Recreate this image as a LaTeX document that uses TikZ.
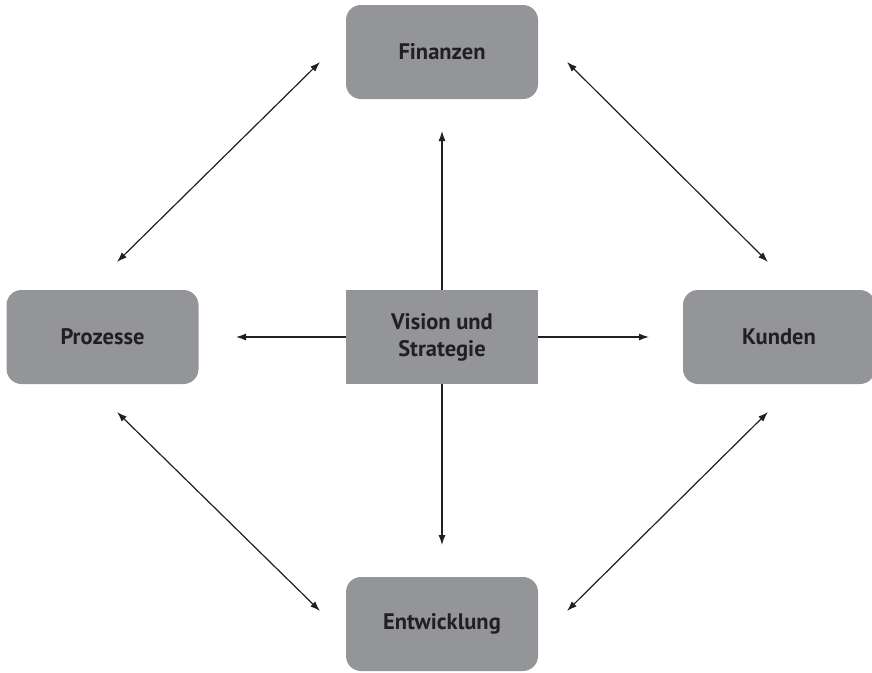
\documentclass[tikz,border=0pt]{standalone}
\usepackage{fontspec}
\setmainfont{PT Sans}
\usetikzlibrary{arrows.meta}

\definecolor{boxgray}{HTML}{939598}
\definecolor{inkdark}{HTML}{231F20}

\tikzset{
    card/.style={fill=boxgray, rounded corners=15pt, minimum width=192pt, minimum height=94pt,
        inner sep=0pt, font=\fontsize{22.5}{27}\selectfont\bfseries, text=inkdark, align=center},
    core/.style={card, rounded corners=0pt},
    link/.style={draw=inkdark, line width=1.2pt, -{Latex[length=10pt,width=7pt]}},
    twolink/.style={link, {Latex[length=10pt,width=7pt]}-{Latex[length=10pt,width=7pt]}}
}

\begin{document}
\begin{tikzpicture}[x=1pt, y=-1pt]
\useasboundingbox (0,0) rectangle (872,672);

% perspectives
\node[card] (fin) at (442,52) {Finanzen};
\node[card] (proz) at (102.5,337) {Prozesse};
\node[card] (kun) at (779,337) {Kunden};
\node[card] (ent) at (442,624) {Entwicklung};
\node[core] (vis) at (442,337) {Vision und\\Strategie};

% arrow ends
\coordinate (upend) at (442,131);
\coordinate (downend) at (442,545);
\coordinate (leftend) at (236,337);
\coordinate (rightend) at (649,337);

\coordinate (finL) at (320,62);
\coordinate (finR) at (567,62);
\coordinate (prozT) at (117,262);
\coordinate (prozB) at (117,412);
\coordinate (kunT) at (768,262);
\coordinate (kunB) at (768,412);
\coordinate (entL) at (320,611);
\coordinate (entR) at (567,611);

% from the center
\draw[link] (vis.north) -- (upend);
\draw[link] (vis.south) -- (downend);
\draw[link] (vis.west) -- (leftend);
\draw[link] (vis.east) -- (rightend);

% around
\draw[twolink] (finL) -- (prozT);
\draw[twolink] (finR) -- (kunT);
\draw[twolink] (prozB) -- (entL);
\draw[twolink] (kunB) -- (entR);
\end{tikzpicture}
\end{document}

* _The task_
Write out nothing but the lines from the start of the data through the line with "(rightend) at (649,337);". Leave out the pictures.

* _Response for this exercise_
Recreate this image as a LaTeX document that uses TikZ.
\documentclass[tikz,border=0pt]{standalone}
\usepackage{fontspec}
\setmainfont{PT Sans}
\usetikzlibrary{arrows.meta}

\definecolor{boxgray}{HTML}{939598}
\definecolor{inkdark}{HTML}{231F20}

\tikzset{
    card/.style={fill=boxgray, rounded corners=15pt, minimum width=192pt, minimum height=94pt,
        inner sep=0pt, font=\fontsize{22.5}{27}\selectfont\bfseries, text=inkdark, align=center},
    core/.style={card, rounded corners=0pt},
    link/.style={draw=inkdark, line width=1.2pt, -{Latex[length=10pt,width=7pt]}},
    twolink/.style={link, {Latex[length=10pt,width=7pt]}-{Latex[length=10pt,width=7pt]}}
}

\begin{document}
\begin{tikzpicture}[x=1pt, y=-1pt]
\useasboundingbox (0,0) rectangle (872,672);

% perspectives
\node[card] (fin) at (442,52) {Finanzen};
\node[card] (proz) at (102.5,337) {Prozesse};
\node[card] (kun) at (779,337) {Kunden};
\node[card] (ent) at (442,624) {Entwicklung};
\node[core] (vis) at (442,337) {Vision und\\Strategie};

% arrow ends
\coordinate (upend) at (442,131);
\coordinate (downend) at (442,545);
\coordinate (leftend) at (236,337);
\coordinate (rightend) at (649,337);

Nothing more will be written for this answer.